The testing will be coordinated by Professor Frieder Seible of the University of California at San Diego, who commented that "the seismic response of wood frame buildings is largely controlled by the connections of the numerous pieces of material that make up a structure and by the quality and workmanship of these connections. Only large- or full-scale structural testing under accurately simulated seismic loads will be able to predict the performance of these connections, the wood structural members (such as two-by-four studs), and finally the overall building."
Professor Goetz Schierle of the University of Southern California School of Architecture will lead the investigations of buildings that went through the Northridge earthquake.
Schierle recently completed a study of the earthquake, concluding that newer buildings had more, not less damage, than older ones. He noted that "field studies of current woodframe construction have found that a third of the seismic features required by the Uniform Building Code are either flawed or completely missing in almost half the buildings. Architectural configurations have also become more adventuresome in recent years."
Structural engineer John Coil of Coil and Associates, Structural Engineers, in Tustin, and a past president of the Structural Engineers Association of California, is in charge of the implementation of the project's findings into building codes and standards and the practice of engineers and architects.
Coil commented, "Wood frame design has been based on construction experience and engineering assumptions that have never been fully tested. The best laboratory is a real earthquake, but short of that destructive way to test real buildings, we now have the capability to improve our building codes by means of realistic earthquake simulations of components of buildings and even multistory mock-ups of entire buildings.
Tom Tobin of Tobin Associates in Mill Valley will head up the element of the project devoted to economic aspects, for example the insurance and real-estate disclosure implications of the project's findings.
"A house is the single largest investment most of us make in our lifetime, and they contain our families and our futures. The CUREe-Caltech project will help home buyers and owners, as well as insurers and lenders, make economic decisions on a more accurate factual basis," Tobin said.
Jill Andrews of the Southern California Earthquake Center (SCEC), a National Science Foundation science and technology center devoted to earth sciences studies of earthquakes, will be in charge of the project's education and outreach effort.
She commented, "I'm particularly pleased to see federal funds promoting partnerships among organizations that traditionally have worked in parallel on the same basic earthquake problems but without always comparing notes. This project has been designed from the start to enable technical engineering findings to be translated into training for contractors, engineers, architects, building owners, and the public."
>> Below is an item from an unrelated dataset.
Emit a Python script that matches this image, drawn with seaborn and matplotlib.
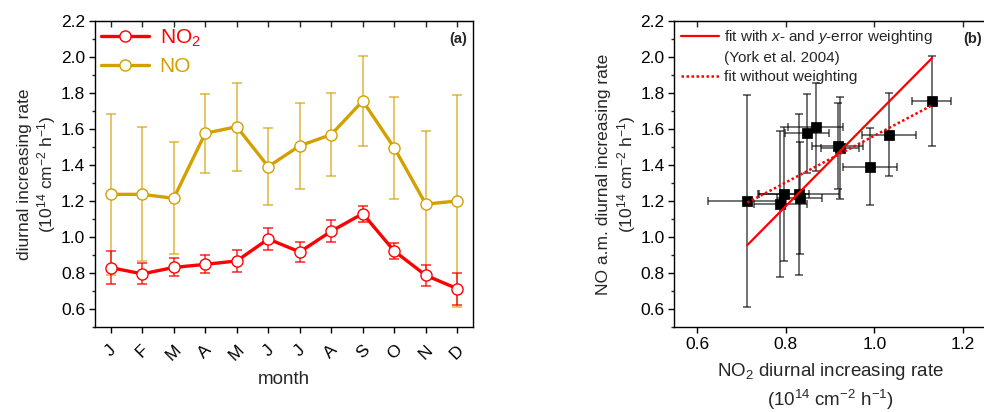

Kelly Cobeen, a structural engineer with GFDS Engineers in San Francisco has represented the Structural Engineers Association of California in national building code issues related to wood buildings. She commented that "The CUREe-Caltech wood frame construction project has the potential to revolutionize earthquake-resistant design of wood buildings, and as a result, revolutionize building codes and standards.
"Many long-standing design questions will be investigated, and improvements to codes and standards will be developed to address almost every aspect of resistance to earthquake forces. Results will include methods to improve the safety of building occupants as well as methods to quantify and limit the cost of earthquake damage."
According to James Russell, a building-codes consultant in Concord who is part of the project team, "This project offers an opportunity to calibrate the Uniform Building Code and the new nationwide International Building Code to be produced in the year 2000. We will be able to provide a scientific basis for proposing cost-effective changes to codes and standards."
Ken Luttrell, the president of the Structural Engineers Association of California (SEAOC), stated, "SEAOC is looking forward to serving as an advisor to the project, and to having its consulting-engineer members participate in the investigations. "SEAOC's membership includes many of the country's top structural engineers and university researchers in the seismic field. We expect this project to result in a significant impact on the performance of wood frame structural systems, and we are excited about contributing to this effort."
The senior consulting engineer advisor to the project is Dr. Gregg Brandow, president of Brandow and Johnston Associates, structural engineers in Los Angeles, who is also an adjunct professor of civil engineering at the University of Southern California.
According to Brandow, "The widespread economic losses caused by damage to wood buildings in the Northridge earthquake warrants this type of research effort, which will improve our engineering methods and technology based on an understanding of the realities of economics and construction."